Roanoke Times Copyright (c) 1995, Landmark Communications, Inc. DATE: TUESDAY, June 19, 1990 TAG: 9006190443 SECTION: BUSINESS PAGE: A-5 EDITION: EVENING SOURCE: Associated Press DATELINE: WASHINGTON LENGTH: Medium
For the federal agency that insures the pensions of 30 million American workers, the ruling means a savings of up to $8 billion in potential pension liabilities.
The court on Monday broadened the authority of the Pension Benefit Guaranty Corp. to order employers to restore terminated pension plans in a case involving LTV Corp. and its subsidiary, LTV Steel Co.
"We feel like justice was done. We weren't asking for miracles. We only want what we're owed and to keep other retirees from having this happen to them," said Carole McMahon, who said her husband's $950 monthly pension was shortchanged $120 a month after LTV filed for bankruptcy protection in 1986 and its pension plans were terminated.
Federal officials called the ruling a victory that benefits all Americans because it helps keep solvent the nation's system of insuring pensions.

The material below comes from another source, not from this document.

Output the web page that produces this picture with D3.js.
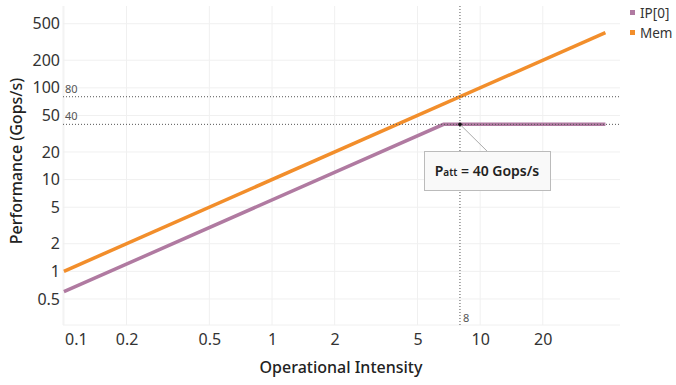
<!DOCTYPE html>
<html><head><meta charset="utf-8">
<script src="https://cdn.jsdelivr.net/npm/d3@7"></script>
<style>
body{margin:0;background:#fff;}
text{font-family:"Noto Sans",Lato,sans-serif;}
</style></head>
<body><svg id="c" width="676" height="385"></svg>
<script>
// Data
const seriesNames = ["IP[0]", "Mem"];
const seriesColors = ["#b07aa1", "#f28e2b"];
const ipIntensity = [0.1, 6.67, 40];
const ipPerf = [0.6, 40, 40];
const memIntensity = [0.1, 40];
const memPerf = [1, 400];
const xTicks = [0.1, 0.2, 0.5, 1, 2, 5, 10, 20];
const yTicks = [0.5, 1, 2, 5, 10, 20, 50, 100, 200, 500];
const refPerf = [80, 40];
const refIntensity = [8];
const attPoint = {x: 8, y: 40, label: "40 Gops/s"};

const svg = d3.select("#c");
const x = d3.scaleLog().domain([0.099, 47]).range([63, 620]);
const y = d3.scaleLog().domain([0.26, 780]).range([325, 6]);

// grid
const g = svg.append("g");
g.selectAll(".vg").data(xTicks).enter().append("line")
  .attr("x1", d => x(d)).attr("x2", d => x(d)).attr("y1", 6).attr("y2", 325)
  .attr("stroke", "#f0f0f0").attr("stroke-width", 1);
g.selectAll(".hg").data(yTicks).enter().append("line")
  .attr("x1", 63).attr("x2", 620).attr("y1", d => y(d)).attr("y2", d => y(d))
  .attr("stroke", "#f0f0f0").attr("stroke-width", 1);
g.append("line").attr("x1", 63).attr("x2", 63).attr("y1", 6).attr("y2", 325).attr("stroke", "#f0f0f0");
g.append("line").attr("x1", 63).attr("x2", 620).attr("y1", 325).attr("y2", 325).attr("stroke", "#f0f0f0");

// axes
const xAxis = d3.axisBottom(x).tickValues(xTicks).tickFormat(d3.format("~g")).tickSize(0).tickPadding(0);
const xa = svg.append("g").attr("transform", "translate(0,334)").call(xAxis);
xa.select(".domain").remove();
xa.selectAll("text").attr("font-size", 16).attr("fill", "#333").attr("dy", "0.71em")
  .attr("dx", (d, i) => i === 0 ? 12 : 0);
const yAxis = d3.axisLeft(y).tickValues(yTicks).tickFormat(d3.format("~g")).tickSize(0).tickPadding(0);
const ya = svg.append("g").attr("transform", "translate(60,0)").call(yAxis);
ya.select(".domain").remove();
ya.selectAll("text").attr("font-size", 16).attr("fill", "#333");

svg.append("text").attr("x", 341).attr("y", 373).attr("text-anchor", "middle")
  .attr("font-size", 16).attr("font-weight", 500).attr("fill", "#222").text("Operational Intensity");
svg.append("text").attr("transform", "translate(22,161) rotate(-90)").attr("text-anchor", "middle")
  .attr("font-size", 16).attr("font-weight", 500).attr("fill", "#222").text("Performance (Gops/s)");

// lines
const line = d3.line().x(d => x(d[0])).y(d => y(d[1]));
svg.append("path").datum(ipIntensity.map((v, i) => [v, ipPerf[i]]))
  .attr("d", line).attr("fill", "none").attr("stroke", seriesColors[0]).attr("stroke-width", 3.5);
svg.append("path").datum(memIntensity.map((v, i) => [v, memPerf[i]]))
  .attr("d", line).attr("fill", "none").attr("stroke", seriesColors[1]).attr("stroke-width", 3.5);

// reference lines
refPerf.forEach(v => {
  svg.append("line").attr("x1", 63).attr("x2", 620).attr("y1", y(v)).attr("y2", y(v))
    .attr("stroke", "#555").attr("stroke-width", 1).attr("stroke-dasharray", "1,2");
  svg.append("text").attr("x", 65).attr("y", y(v) - 4).attr("font-size", 11).attr("fill", "#555").text(v);
});
refIntensity.forEach(v => {
  svg.append("line").attr("x1", x(v)).attr("x2", x(v)).attr("y1", 6).attr("y2", 325)
    .attr("stroke", "#555").attr("stroke-width", 1).attr("stroke-dasharray", "1,2");
  svg.append("text").attr("x", x(v) + 3).attr("y", 322).attr("font-size", 11).attr("fill", "#555").text(v);
});

// annotation
const px = x(attPoint.x), py = y(attPoint.y);
svg.append("line").attr("x1", px).attr("y1", py).attr("x2", px + 27).attr("y2", 151)
  .attr("stroke", "#aaa").attr("stroke-width", 1);
svg.append("circle").attr("cx", px).attr("cy", py).attr("r", 1.8).attr("fill", "#111");
svg.append("rect").attr("x", 424.5).attr("y", 151.5).attr("width", 126).attr("height", 39)
  .attr("fill", "#f9f9f9").attr("stroke", "#bbb").attr("stroke-width", 1);
const at = svg.append("text").attr("x", 487).attr("y", 176).attr("text-anchor", "middle")
  .attr("font-size", 14).attr("font-weight", 600).attr("fill", "#222");
at.append("tspan").text("P");
at.append("tspan").attr("font-size", 10).text("att");
at.append("tspan").text(" = " + attPoint.label);

// legend
const lg = svg.append("g");
seriesNames.forEach((n, i) => {
  lg.append("rect").attr("x", 630).attr("y", 10 + i * 20).attr("width", 5).attr("height", 5).attr("fill", seriesColors[i]);
  lg.append("text").attr("x", 640).attr("y", 18 + i * 20).attr("font-size", 13.5).attr("fill", "#333").text(n);
});
</script></body></html>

Not only will the ruling keep the PBGC from having to pay LTV's unfunded liabilities of $2.3 billion, it also might save another $8 billion because companies will be discouraged from following LTV's lead, said James Lockhart, executive director of the agency.
"It removes a major cloud that has been overhanging the agency for 2 1/2 years," Lockhart said. He added the agency knew of a handful of companies that were considering terminating their pension plans through bankruptcy proceedings.
However, Michael Gordon, a Washington pension lawyer, said the LTV case was "a relatively isolated example."
"While companies might be tempted to rid themselves of pension liabilities through the bankruptcy code, I think that's a pretty harried course for most major corporations. I don't know that its impact is as cosmic as some would have you believe," Gordon said.
"Nonetheless, it was a loophole that could be exploited. It's closed now and it's a good thing," Gordon said.
The PBGC takes over a pension plan's assets and liabilities when a company ends the plan with insufficient money to satisfy promised benefits. The agency then pays the pensions, but sets limits on some types of benefits.
Ultimately, taxpayers shoulder the burden of PBGC liabilities.
Carole McMahon, who is part of a union retirees' activist group, said the ruling would protect other retirees across the country.
"If this had not happened, all of these other companies would have seen LTV escaping and taking these losses from their retirees," she said.
Though retirees are pleased to have their pensions fully funded, they are worried LTV might make up the difference with decreased health-care benefits, the ex-steelworker's wife said. "People are scared right now because we don't know what's going to happen."
Alice Lynd, a Youngstown, Ohio, lawyer representing LTV retirees, said the average LTV pensioner received $40 a month less after LTV terminated its pension plan.
The PBGC has money problems of its own: a $1 billion deficit. It lists assets of about $3.2 billion and liabilities of about $4.2 billion.
The Dallas-based LTV and its Cleveland-based LTV Steel subsidiary, after filing for reorganization under federal bankruptcy law in 1986, advised the PBGC that they could not fund the pension plans they sponsored. The plans were ended in 1987.
In a deal with the United Steelworkers union, however, LTV Steel agreed to what government lawyers called a "follow-on" arrangement. Under it, LTV agreed to make up any benefits lost to retirees that are not covered by the federal pension insurance program.
The PBGC contended such arrangements are abusive, and the agency ordered LTV to reassume responsibility for the pension plans. When LTV refused, the agency sought to enforce its order in federal court.